Institutional Investors Await Comcast-Time Warner Cable DOJ Outcome

Institutional investors are carefully watching for a signal from regulators and antitrust officials regarding the possible merger block of cable giant Comcast Corporation and Timer Warner Cable Inc. The US$ 45 billion merger was announced in February 2014. In February 2014, Comcast Chief Financial Officer Michael Angelaki said “we are optimistic and feel comfortable” that the merger will close in early 2015. Bloomberg reported that U.S. Department of Justice (DOJ) staff attorneys in the department’s antitrust division were planning on recommending a block to the merger between Comcast and Time Warner Cable. Bloomberg’s sources are anonymous. Reportedly, DOJ attorneys working on the investigation are concerned the merger would create a “nationwide cable giant” that would hurt U.S. consumers. If the DOJ wants to block the merger, they will most likely file a federal lawsuit.
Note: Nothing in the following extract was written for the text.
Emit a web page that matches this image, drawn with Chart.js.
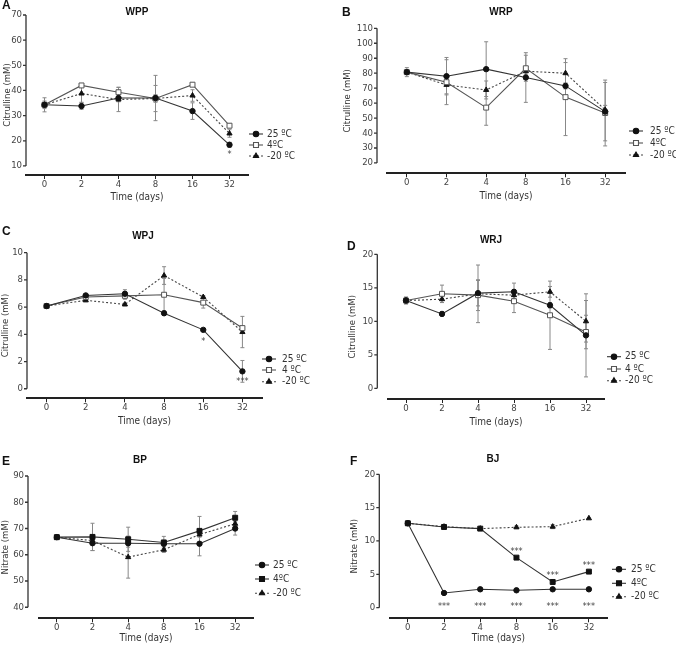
<!DOCTYPE html>
<html>
<head>
<meta charset="utf-8">
<script src="https://cdn.jsdelivr.net/npm/chart.js@4.4.1/dist/chart.umd.min.js"></script>
<style>
  body { margin: 0; background: #fff; }
  #wrap { position: relative; width: 676px; height: 645px; }
  canvas { position: absolute; }
</style>
</head>
<body>
<div id="wrap">
  <canvas id="cA" width="338" height="215" style="left:0;top:0"></canvas>
  <canvas id="cB" width="338" height="215" style="left:338px;top:0"></canvas>
  <canvas id="cC" width="338" height="215" style="left:0;top:215px"></canvas>
  <canvas id="cD" width="338" height="215" style="left:338px;top:215px"></canvas>
  <canvas id="cE" width="338" height="215" style="left:0;top:430px"></canvas>
  <canvas id="cF" width="338" height="215" style="left:338px;top:430px"></canvas>
</div>
<script>
// --- DADOS ---
const days = ['0', '2', '4', '8', '16', '32'];
const namesTight = ['25 ºC', '4ºC', '-20 ºC'];
const namesWide = ['25 ºC', '4 ºC', '-20 ºC'];

// A - WPP (citrulline, mM)
const wppTicks = [10, 20, 30, 40, 50, 60, 70];
const wpp25 = [34.3, 33.8, 37.0, 37.0, 31.8, 18.4];
const wpp25Sd = [2.8, 1.3, 1.5, 9.0, 3.3, 1.0];
const wpp4 = [34.3, 42.0, 39.3, 36.8, 42.3, 26.0];
const wpp4Sd = [0.8, 0.6, 2.0, 1.5, 0.6, 0.8];
const wppM20 = [34.3, 38.8, 36.4, 36.8, 38.0, 22.9];
const wppM20Sd = [1.5, 3.5, 4.8, 5.2, 2.3, 1.5];
const wppStars = [{ i: 5, v: 15.1, t: '*' }];

// B - WRP
const wrpTicks = [20, 30, 40, 50, 60, 70, 80, 90, 100, 110];
const wrp25 = [80.7, 78.0, 82.7, 77.1, 71.5, 54.3];
const wrp25Sd = [3.0, 12.5, 18.3, 16.6, 2.0, 19.5];
const wrp4 = [80.7, 74.0, 57.0, 83.3, 64.0, 53.4];
const wrp4Sd = [1.5, 15.0, 11.8, 8.7, 25.7, 22.0];
const wrpM20 = [80.7, 72.2, 68.8, 81.3, 80.0, 55.5];
const wrpM20Sd = [1.5, 6.0, 6.0, 2.0, 7.1, 3.0];

// C - WPJ
const wpjTicks = [0, 2, 4, 6, 8, 10];
const wpj25 = [6.08, 6.86, 6.98, 5.55, 4.33, 1.28];
const wpj25Sd = [0.05, 0.1, 0.3, 0.15, 0.1, 0.8];
const wpj4 = [6.08, 6.74, 6.83, 6.91, 6.33, 4.46];
const wpj4Sd = [0.05, 0.1, 0.25, 1.2, 0.4, 0.1];
const wpjM20 = [6.08, 6.5, 6.2, 8.32, 6.74, 4.17];
const wpjM20Sd = [0.05, 0.1, 0.1, 0.65, 0.1, 1.15];
const wpjStars = [{ i: 4, v: 3.6, t: '*' }, { i: 5, v: 0.65, t: '***' }];

// D - WRJ
const wrjTicks = [0, 5, 10, 15, 20];
const wrj25 = [13.1, 11.1, 14.2, 14.4, 12.4, 7.9];
const wrj25Sd = [0.5, 0.3, 1.9, 1.3, 0.4, 6.2];
const wrj4 = [13.1, 14.1, 13.9, 13.0, 10.9, 8.4];
const wrj4Sd = [0.5, 1.3, 2.3, 1.7, 5.1, 2.5];
const wrjM20 = [13.1, 13.3, 14.1, 13.9, 14.4, 10.0];
const wrjM20Sd = [0.3, 0.5, 4.3, 0.5, 0.8, 3.1];

// E - BP (nitrate, mM)
const bpTicks = [40, 50, 60, 70, 80, 90];
const bp25 = [66.7, 64.4, 64.4, 64.2, 64.2, 70.0];
const bp25Sd = [0.5, 2.8, 1.5, 1.0, 4.6, 2.5];
const bp4 = [66.7, 66.8, 65.9, 64.7, 69.1, 74.1];
const bp4Sd = [0.5, 5.2, 4.6, 2.3, 5.5, 2.4];
const bpM20 = [66.7, 65.4, 59.1, 61.9, 67.7, 71.8];
const bpM20Sd = [0.5, 1.0, 8.0, 1.0, 1.0, 1.0];

// F - BJ
const bjTicks = [0, 5, 10, 15, 20];
const bj25 = [12.65, 2.2, 2.75, 2.6, 2.75, 2.75];
const bj25Sd = [0, 0, 0, 0, 0, 0];
const bj4 = [12.65, 12.1, 11.85, 7.5, 3.85, 5.4];
const bj4Sd = [0, 0, 0, 0, 0, 0];
const bjM20 = [12.65, 12.15, 11.85, 12.05, 12.15, 13.4];
const bjM20Sd = [0, 0, 0, 0.2, 0.3, 0];
const bjStars = [
    { i: 3, v: 8.65, t: '***' }, { i: 4, v: 5.15, t: '***' }, { i: 5, v: 6.6, t: '***' },
    { i: 1, v: 0.45, t: '***' }, { i: 2, v: 0.45, t: '***' }, { i: 3, v: 0.45, t: '***' },
    { i: 4, v: 0.45, t: '***' }, { i: 5, v: 0.45, t: '***' }
];

// --- ESTILO ---
const FONT = "'Liberation Sans Narrow', 'DejaVu Sans Condensed', 'Liberation Sans', Arial, sans-serif";
const BOLD = "'Liberation Sans', Arial, Helvetica, sans-serif";
Chart.defaults.font.family = FONT;
Chart.defaults.color = '#444';

function serie(label, mean, err, kind) {
    const base = {
        label: label, data: mean, errors: err,
        borderWidth: 1.1, tension: 0, pointBorderWidth: 1, pointHoverRadius: 0
    };
    if (kind === 'circle') {
        return Object.assign(base, { borderColor: '#333', pointStyle: 'circle', pointRadius: 2.7,
            pointBackgroundColor: '#111', pointBorderColor: '#111' });
    }
    if (kind === 'open') {
        return Object.assign(base, { borderColor: '#555', pointStyle: 'rect', pointRadius: 3.5,
            pointBackgroundColor: '#fff', pointBorderColor: '#555' });
    }
    if (kind === 'square') {
        return Object.assign(base, { borderColor: '#333', pointStyle: 'rect', pointRadius: 3.5,
            pointBackgroundColor: '#111', pointBorderColor: '#111' });
    }
    return Object.assign(base, { borderColor: '#444', borderDash: [2, 2], pointStyle: 'triangle',
        pointRadius: 3, pointBackgroundColor: '#111', pointBorderColor: '#111' });
}

// eixo Y estilo GraphPad + barras de erro + legenda + textos
const graphPad = {
    id: 'graphPad',
    beforeDatasetsDraw(chart, args, o) {
        const { ctx, chartArea, scales: { x, y } } = chart;
        const ax = chartArea.left - o.gap;
        ctx.save();
        ctx.strokeStyle = '#333';
        ctx.lineWidth = 1.3;
        ctx.beginPath();
        ctx.moveTo(ax, y.getPixelForValue(o.ticks[0]));
        ctx.lineTo(ax, y.getPixelForValue(o.ticks[o.ticks.length - 1]));
        o.ticks.forEach(v => {
            const py = y.getPixelForValue(v);
            ctx.moveTo(ax - 3, py);
            ctx.lineTo(ax, py);
        });
        ctx.stroke();

        // barras de erro
        ctx.strokeStyle = '#888';
        ctx.lineWidth = 1;
        chart.data.datasets.forEach((ds, di) => {
            const meta = chart.getDatasetMeta(di);
            ds.errors.forEach((e, i) => {
                if (!e) return;
                const px = meta.data[i].x;
                const hi = y.getPixelForValue(ds.data[i] + e);
                const lo = y.getPixelForValue(ds.data[i] - e);
                ctx.beginPath();
                ctx.moveTo(px, hi); ctx.lineTo(px, lo);
                ctx.moveTo(px - 2, hi); ctx.lineTo(px + 2, hi);
                ctx.moveTo(px - 2, lo); ctx.lineTo(px + 2, lo);
                ctx.stroke();
            });
        });
        ctx.restore();
    },
    afterDatasetsDraw(chart, args, o) {
        const { ctx, scales: { x, y } } = chart;
        ctx.save();
        // asteriscos
        ctx.fillStyle = '#444';
        ctx.font = '9px ' + FONT;
        ctx.textAlign = 'center';
        ctx.textBaseline = 'middle';
        (o.stars || []).forEach(s => {
            ctx.fillText(s.t, x.getPixelForValue(s.i), y.getPixelForValue(s.v) + 2);
        });

        // legenda
        chart.data.datasets.forEach((ds, di) => {
            const ly = o.legendY[di];
            ctx.strokeStyle = ds.borderColor;
            ctx.lineWidth = 1.1;
            ctx.setLineDash(ds.borderDash || []);
            ctx.beginPath();
            ctx.moveTo(o.legendX - 7, ly);
            ctx.lineTo(o.legendX + 7, ly);
            ctx.stroke();
            ctx.setLineDash([]);
            ctx.fillStyle = ds.pointBackgroundColor;
            ctx.strokeStyle = ds.pointBorderColor;
            Chart.helpers.drawPoint(ctx, { pointStyle: ds.pointStyle, radius: ds.pointRadius,
                rotation: 0, borderWidth: 1 }, o.legendX, ly);
            ctx.fillStyle = '#333';
            ctx.font = '10px ' + FONT;
            ctx.textAlign = 'left';
            ctx.fillText(ds.label, o.legendTextX, ly);
        });

        // letra do painel e titulo
        ctx.fillStyle = '#111';
        ctx.font = 'bold 12px ' + BOLD;
        ctx.textAlign = 'left';
        ctx.fillText(o.letter, o.letterX, o.letterY);
        ctx.font = 'bold 10px ' + BOLD;
        ctx.textAlign = 'center';
        ctx.fillText(o.title, o.titleX, o.titleY);
        ctx.restore();
    }
};

function painel(id, datasets, p) {
    new Chart(document.getElementById(id), {
        type: 'line',
        data: { labels: days, datasets: datasets },
        plugins: [graphPad],
        options: {
            responsive: false,
            animation: false,
            events: [],
            layout: { padding: p.pad },
            plugins: {
                legend: { display: false },
                tooltip: { enabled: false },
                graphPad: p
            },
            scales: {
                x: {
                    type: 'category',
                    offset: true,
                    grid: { display: true, drawOnChartArea: false, drawTicks: true, tickLength: 4,
                        offset: false, color: '#222', lineWidth: 1 },
                    border: { display: true, color: '#222', width: 2 },
                    ticks: { color: '#444', font: { size: 9.5 }, padding: 0, maxRotation: 0, autoSkip: false },
                    title: { display: true, text: 'Time (days)', color: '#333', font: { size: 10 }, padding: 0 },
                    afterFit(s) { s.height = p.xH; }
                },
                y: {
                    type: 'linear',
                    min: p.min,
                    max: p.ticks[p.ticks.length - 1],
                    afterBuildTicks(s) { s.ticks = p.ticks.map(v => ({ value: v })); },
                    grid: { display: true, drawOnChartArea: false, drawTicks: true, tickLength: p.gap + 3,
                        color: 'rgba(0,0,0,0)' },
                    border: { display: false },
                    ticks: { color: '#444', font: { size: 9.5 }, padding: 1 },
                    title: { display: true, text: p.yTitle, color: '#333', font: { size: 9.5 }, padding: 0 },
                    afterFit(s) { s.width = p.yW; }
                }
            }
        }
    });
}

painel('cA', [
    serie(namesTight[0], wpp25, wpp25Sd, 'circle'),
    serie(namesTight[1], wpp4, wpp4Sd, 'open'),
    serie(namesTight[2], wppM20, wppM20Sd, 'tri')
], { ticks: wppTicks, min: 6.4, gap: 0, yW: 24, xH: 28, yTitle: 'Citrulline (mM)',
    pad: { left: 2, top: 15, right: 90, bottom: 12 }, stars: wppStars,
    legendX: 256, legendTextX: 267, legendY: [134, 145, 156],
    letter: 'A', letterX: 2, letterY: 6, title: 'WPP', titleX: 137, titleY: 12 });

painel('cB', [
    serie(namesTight[0], wrp25, wrp25Sd, 'circle'),
    serie(namesTight[1], wrp4, wrp4Sd, 'open'),
    serie(namesTight[2], wrpM20, wrpM20Sd, 'tri')
], { ticks: wrpTicks, min: 13.1, gap: 10, yW: 45, xH: 28.8, yTitle: 'Citrulline (mM)',
    pad: { left: 4, top: 28.3, right: 51, bottom: 12.9 },
    legendX: 298, legendTextX: 312, legendY: [131, 143, 155],
    letter: 'B', letterX: 4, letterY: 13, title: 'WRP', titleX: 163, titleY: 12 });

painel('cC', [
    serie(namesWide[0], wpj25, wpj25Sd, 'circle'),
    serie(namesWide[1], wpj4, wpj4Sd, 'open'),
    serie(namesWide[2], wpjM20, wpjM20Sd, 'tri')
], { ticks: wpjTicks, min: -0.7, gap: 0, yW: 27, xH: 29.5, yTitle: 'Citrulline (mM)',
    pad: { left: 0, top: 37.7, right: 76, bottom: 2.2 }, stars: wpjStars,
    legendX: 269, legendTextX: 282, legendY: [144, 155, 166.7],
    letter: 'C', letterX: 2, letterY: 17, title: 'WPJ', titleX: 143, titleY: 21.7 });

painel('cD', [
    serie(namesWide[0], wrj25, wrj25Sd, 'circle'),
    serie(namesWide[1], wrj4, wrj4Sd, 'open'),
    serie(namesWide[2], wrjM20, wrjM20Sd, 'tri')
], { ticks: wrjTicks, min: -1.6, gap: 10.7, yW: 41, xH: 29.4, yTitle: 'Citrulline (mM)',
    pad: { left: 9, top: 39.3, right: 72, bottom: 1.6 },
    legendX: 276, legendTextX: 287, legendY: [141.7, 154, 165.7],
    letter: 'D', letterX: 9, letterY: 32, title: 'WRJ', titleX: 153, titleY: 25 });

painel('cE', [
    serie(namesTight[0], bp25, bp25Sd, 'circle'),
    serie(namesTight[1], bp4, bp4Sd, 'square'),
    serie(namesTight[2], bpM20, bpM20Sd, 'tri')
], { ticks: bpTicks, min: 35.8, gap: 11, yW: 39, xH: 26, yTitle: 'Nitrate (mM)',
    pad: { left: 0, top: 46, right: 85, bottom: 0.7 },
    legendX: 262, legendTextX: 273, legendY: [135, 149, 163.3],
    letter: 'E', letterX: 2, letterY: 32, title: 'BP', titleX: 140, titleY: 30.7 });

painel('cF', [
    serie(namesTight[0], bj25, bj25Sd, 'circle'),
    serie(namesTight[1], bj4, bj4Sd, 'square'),
    serie(namesTight[2], bjM20, bjM20Sd, 'tri')
], { ticks: bjTicks, min: -1.6, gap: 10.4, yW: 40.7, xH: 26.1, yTitle: 'Nitrate (mM)',
    pad: { left: 11, top: 44.3, right: 69, bottom: 0.6 }, stars: bjStars,
    legendX: 281, legendTextX: 293, legendY: [139.3, 153.3, 166.7],
    letter: 'F', letterX: 12, letterY: 32, title: 'BJ', titleX: 155, titleY: 29.3 });
</script>
</body>
</html>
Streaming entertainment services like Netflix and Hulu have put enormous pressure on cable companies like Comcast.

Institutional Investors and Sovereign Wealth

Large institutional investors like Dodge & Cox, Wellington Management and Fidelity Investments are top ten holders of Comcast according to December 2014 filings. As of December 31, 2014, Norges Bank Investment Management (NBIM), the manager of Norway’s sovereign wealth fund, possessed 36,280,000 shares of Comcast – 1.7% of shares outstanding. On April 17th, Comcast opened at US$ 59.10 per share. Assuming NBIM’s shares remained constant since December 31, 2014, the wealth fund has a US$ 2.14 billion exposure to Comcast.